What is asked:
Exactly repeat the material, dropping every picture from the copy.

Supplied information:
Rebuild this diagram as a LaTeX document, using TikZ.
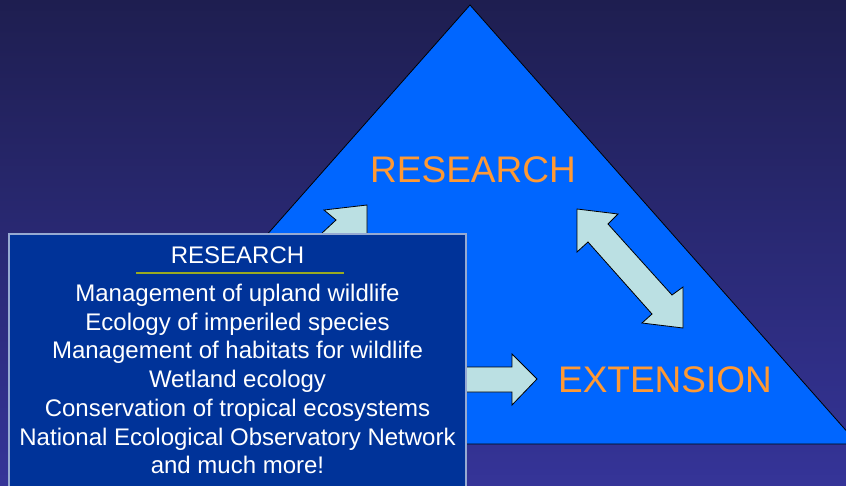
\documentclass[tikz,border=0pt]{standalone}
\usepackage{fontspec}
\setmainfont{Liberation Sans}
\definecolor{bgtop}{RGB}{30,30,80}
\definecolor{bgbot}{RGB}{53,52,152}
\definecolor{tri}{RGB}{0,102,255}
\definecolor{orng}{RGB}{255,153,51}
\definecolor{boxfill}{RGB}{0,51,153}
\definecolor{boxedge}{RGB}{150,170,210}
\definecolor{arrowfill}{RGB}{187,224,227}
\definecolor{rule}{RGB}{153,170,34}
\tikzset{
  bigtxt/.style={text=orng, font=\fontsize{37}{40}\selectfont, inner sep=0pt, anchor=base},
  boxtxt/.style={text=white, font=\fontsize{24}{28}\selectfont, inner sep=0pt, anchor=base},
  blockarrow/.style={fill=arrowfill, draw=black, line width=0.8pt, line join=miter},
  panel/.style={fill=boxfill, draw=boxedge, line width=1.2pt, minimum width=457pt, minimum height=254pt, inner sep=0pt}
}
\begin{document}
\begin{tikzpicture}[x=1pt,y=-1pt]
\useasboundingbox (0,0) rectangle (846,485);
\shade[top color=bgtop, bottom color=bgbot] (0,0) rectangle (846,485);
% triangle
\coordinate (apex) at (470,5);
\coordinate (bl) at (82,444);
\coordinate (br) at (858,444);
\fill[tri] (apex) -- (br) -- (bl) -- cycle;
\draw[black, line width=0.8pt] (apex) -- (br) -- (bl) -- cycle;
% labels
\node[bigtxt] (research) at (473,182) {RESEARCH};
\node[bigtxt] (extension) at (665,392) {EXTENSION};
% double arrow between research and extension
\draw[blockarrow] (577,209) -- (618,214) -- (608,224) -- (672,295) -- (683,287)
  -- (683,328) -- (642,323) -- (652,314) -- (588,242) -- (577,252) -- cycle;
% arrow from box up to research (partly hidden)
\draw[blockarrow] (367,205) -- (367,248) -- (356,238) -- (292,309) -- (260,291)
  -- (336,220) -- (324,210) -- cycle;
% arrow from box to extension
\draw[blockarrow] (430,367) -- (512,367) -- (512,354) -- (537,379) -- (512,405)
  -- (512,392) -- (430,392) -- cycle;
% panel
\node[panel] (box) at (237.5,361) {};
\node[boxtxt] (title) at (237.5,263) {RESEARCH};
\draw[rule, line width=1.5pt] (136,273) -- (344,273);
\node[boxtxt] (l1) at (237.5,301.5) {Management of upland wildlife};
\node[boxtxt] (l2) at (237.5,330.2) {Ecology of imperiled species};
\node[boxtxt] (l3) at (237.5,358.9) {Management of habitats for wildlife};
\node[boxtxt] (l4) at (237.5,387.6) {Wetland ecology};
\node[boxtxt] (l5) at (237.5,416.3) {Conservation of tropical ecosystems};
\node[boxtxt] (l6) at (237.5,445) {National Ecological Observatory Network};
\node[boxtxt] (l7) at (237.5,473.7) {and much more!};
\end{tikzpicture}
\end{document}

The output:
Rebuild this diagram as a LaTeX document, using TikZ.
\documentclass[tikz,border=0pt]{standalone}
\usepackage{fontspec}
\setmainfont{Liberation Sans}
\definecolor{bgtop}{RGB}{30,30,80}
\definecolor{bgbot}{RGB}{53,52,152}
\definecolor{tri}{RGB}{0,102,255}
\definecolor{orng}{RGB}{255,153,51}
\definecolor{boxfill}{RGB}{0,51,153}
\definecolor{boxedge}{RGB}{150,170,210}
\definecolor{arrowfill}{RGB}{187,224,227}
\definecolor{rule}{RGB}{153,170,34}
\tikzset{
  bigtxt/.style={text=orng, font=\fontsize{37}{40}\selectfont, inner sep=0pt, anchor=base},
  boxtxt/.style={text=white, font=\fontsize{24}{28}\selectfont, inner sep=0pt, anchor=base},
  blockarrow/.style={fill=arrowfill, draw=black, line width=0.8pt, line join=miter},
  panel/.style={fill=boxfill, draw=boxedge, line width=1.2pt, minimum width=457pt, minimum height=254pt, inner sep=0pt}
}
\begin{document}
\begin{tikzpicture}[x=1pt,y=-1pt]
\useasboundingbox (0,0) rectangle (846,485);
\shade[top color=bgtop, bottom color=bgbot] (0,0) rectangle (846,485);
% triangle
\coordinate (apex) at (470,5);
\coordinate (bl) at (82,444);
\coordinate (br) at (858,444);
\fill[tri] (apex) -- (br) -- (bl) -- cycle;
\draw[black, line width=0.8pt] (apex) -- (br) -- (bl) -- cycle;
% labels
\node[bigtxt] (research) at (473,182) {RESEARCH};
\node[bigtxt] (extension) at (665,392) {EXTENSION};
% double arrow between research and extension
\draw[blockarrow] (577,209) -- (618,214) -- (608,224) -- (672,295) -- (683,287)
  -- (683,328) -- (642,323) -- (652,314) -- (588,242) -- (577,252) -- cycle;
% arrow from box up to research (partly hidden)
\draw[blockarrow] (367,205) -- (367,248) -- (356,238) -- (292,309) -- (260,291)
  -- (336,220) -- (324,210) -- cycle;
% arrow from box to extension
\draw[blockarrow] (430,367) -- (512,367) -- (512,354) -- (537,379) -- (512,405)
  -- (512,392) -- (430,392) -- cycle;
% panel
\node[panel] (box) at (237.5,361) {};
\node[boxtxt] (title) at (237.5,263) {RESEARCH};
\draw[rule, line width=1.5pt] (136,273) -- (344,273);
\node[boxtxt] (l1) at (237.5,301.5) {Management of upland wildlife};
\node[boxtxt] (l2) at (237.5,330.2) {Ecology of imperiled species};
\node[boxtxt] (l3) at (237.5,358.9) {Management of habitats for wildlife};
\node[boxtxt] (l4) at (237.5,387.6) {Wetland ecology};
\node[boxtxt] (l5) at (237.5,416.3) {Conservation of tropical ecosystems};
\node[boxtxt] (l6) at (237.5,445) {National Ecological Observatory Network};
\node[boxtxt] (l7) at (237.5,473.7) {and much more!};
\end{tikzpicture}
\end{document}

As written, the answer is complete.